Hydrogen Bonds Induced Sabatier Phenomenon for Amorphous IrOx in Acidic Oxygen Evolution Reaction

The Sabatier principle, which optimizes electrocatalyst design by balancing intermediate adsorption and desorption, typically manifests as a volcano trend in catalytic activity. Here, we introduce a hydrogen-bond-induced Sabatier phenomenon that enables the design of highly efficient Ir-based electrocatalysts. The optimized amorphous IrOx catalyst achieves a high mass activity of 1741 A gIr-1, a 27-fold improvement over commercial IrO2 (64 A gIr-1), alongside a durability (S-number: 1.9 × 106) with no apparent degradation in 870 h, far surpassing the benchmarks of commercial IrO2 (S-number: 3.4 × 104). Operando X-ray absorption spectrometry, in situ Fourier transform infrared spectroscopy, and online differential electrochemical mass spectrometry measurements reveal the absence of lattice oxygen participation and a self-healing mechanism involving the Ir valence state and Ir-O bond length.

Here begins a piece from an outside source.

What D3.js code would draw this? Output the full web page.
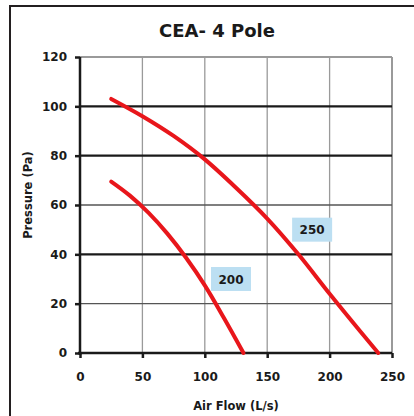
<!DOCTYPE html>
<meta charset="utf-8">
<head>
  <script src="https://d3js.org/d3.v7.min.js"></script>
  <style>
    body { margin: 0; background: #fff; }
    text { font-family: "DejaVu Sans", sans-serif; font-weight: bold; fill: #1a1a1a; }
  </style>
</head>
<body>
<div id="my_dataviz"></div>
<script>
// data
var flow250 = [25, 50, 75, 100, 125, 150, 175, 200, 225, 239];
var press250 = [103, 96, 88, 78.5, 67, 54.5, 40, 24, 8.5, 0];
var flow200 = [25, 40, 55, 70, 85, 100, 115, 131];
var press200 = [69.5, 63.8, 56.8, 48.4, 38.6, 27.4, 14.5, 0];
var xTicks = [0, 50, 100, 150, 200, 250];
var yTicks = [0, 20, 40, 60, 80, 100, 120];
var curveNames = ["250", "200"];
var labelPos = [[186, 50], [121, 30]];

var W = 414, H = 416;
var margin = {top: 57, left: 80},
    width = 312,
    height = 296;

var svg = d3.select("#my_dataviz")
  .append("svg")
    .attr("width", W)
    .attr("height", H);

// outer frame (cropped on the right and bottom)
svg.append("rect")
  .attr("x", 10).attr("y", 6)
  .attr("width", 420).attr("height", 420)
  .attr("fill", "none")
  .attr("stroke", "#231f20")
  .attr("stroke-width", 2);

svg.append("text")
  .attr("x", 217).attr("y", 37)
  .attr("text-anchor", "middle")
  .style("font-size", "18px")
  .text("CEA- 4 Pole");

var g = svg.append("g")
  .attr("transform", "translate(" + margin.left + "," + margin.top + ")");

var x = d3.scaleLinear().domain([0, 250]).range([0, width]);
var y = d3.scaleLinear().domain([0, 120]).range([height, 0]);

// vertical grid
g.selectAll(".vgrid")
  .data(xTicks.slice(1))
  .enter().append("line")
    .attr("x1", function(d) { return x(d); })
    .attr("x2", function(d) { return x(d); })
    .attr("y1", 0).attr("y2", height)
    .attr("stroke", "#9a9a9a")
    .attr("stroke-width", function(d) { return d == 250 ? 2 : 1.3; });

// horizontal grid
g.selectAll(".hgrid")
  .data(yTicks.slice(1))
  .enter().append("line")
    .attr("x1", 0).attr("x2", width)
    .attr("y1", function(d) { return y(d); })
    .attr("y2", function(d) { return y(d); })
    .attr("stroke", function(d) {
      if (d == 120) return "#9a9a9a";
      if (d == 20 || d == 60) return "#555";
      return "#1a1a1a";
    })
    .attr("stroke-width", function(d) {
      if (d == 20 || d == 60) return 1.4;
      return 2.2;
    });

// axes
var xAxis = g.append("g")
  .attr("transform", "translate(0," + height + ")")
  .call(d3.axisBottom(x).tickValues(xTicks).tickSize(5).tickPadding(14));
var yAxis = g.append("g")
  .call(d3.axisLeft(y).tickValues(yTicks).tickSize(5).tickPadding(8));

[xAxis, yAxis].forEach(function(a) {
  a.selectAll("path, line").attr("stroke", "#1a1a1a").attr("stroke-width", 2.5);
  a.selectAll("text").style("font-size", "12px").attr("fill", "#1a1a1a");
});
yAxis.select(".domain").attr("d", "M0," + (height + 2) + "V0");
xAxis.select(".domain").attr("d", "M-2,0H" + width);

// curves
var line = d3.line()
  .x(function(d) { return x(d[0]); })
  .y(function(d) { return y(d[1]); })
  .curve(d3.curveMonotoneX);

var series = [d3.zip(flow250, press250), d3.zip(flow200, press200)];
g.selectAll(".curve")
  .data(series)
  .enter().append("path")
    .attr("d", line)
    .attr("fill", "none")
    .attr("stroke", "#e8161b")
    .attr("stroke-width", 4)
    .attr("stroke-linecap", "round");

// curve labels
curveNames.forEach(function(n, i) {
  var cx = x(labelPos[i][0]), cy = y(labelPos[i][1]);
  g.append("rect")
    .attr("x", cx - 20).attr("y", cy - 12)
    .attr("width", 40).attr("height", 24)
    .attr("fill", "#bcdff2");
  g.append("text")
    .attr("x", cx).attr("y", cy + 4.5)
    .attr("text-anchor", "middle")
    .style("font-size", "12px")
    .text(n);
});

svg.append("text")
  .attr("x", 236).attr("y", 410)
  .attr("text-anchor", "middle")
  .style("font-size", "11.5px")
  .text("Air Flow  (L/s)");

svg.append("text")
  .attr("transform", "translate(32,195) rotate(-90)")
  .attr("text-anchor", "middle")
  .style("font-size", "11.5px")
  .text("Pressure (Pa)");
</script>
</body>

Density functional theory calculations highlight reduced energy barriers for *OOH formation and strengthened Ir-O bonds as critical factors driving enhanced performance. Moreover, this H-bond modulation strategy is generalized to other metal oxides in acidic conditions, including RuOx, RhOx, and CoOx, highlighting its versatility and potential to revolutionize electrocatalyst design. These findings establish H-bond modulation as a transformative, noncovalent approach for improving activity and stability in metal oxide electrocatalysts.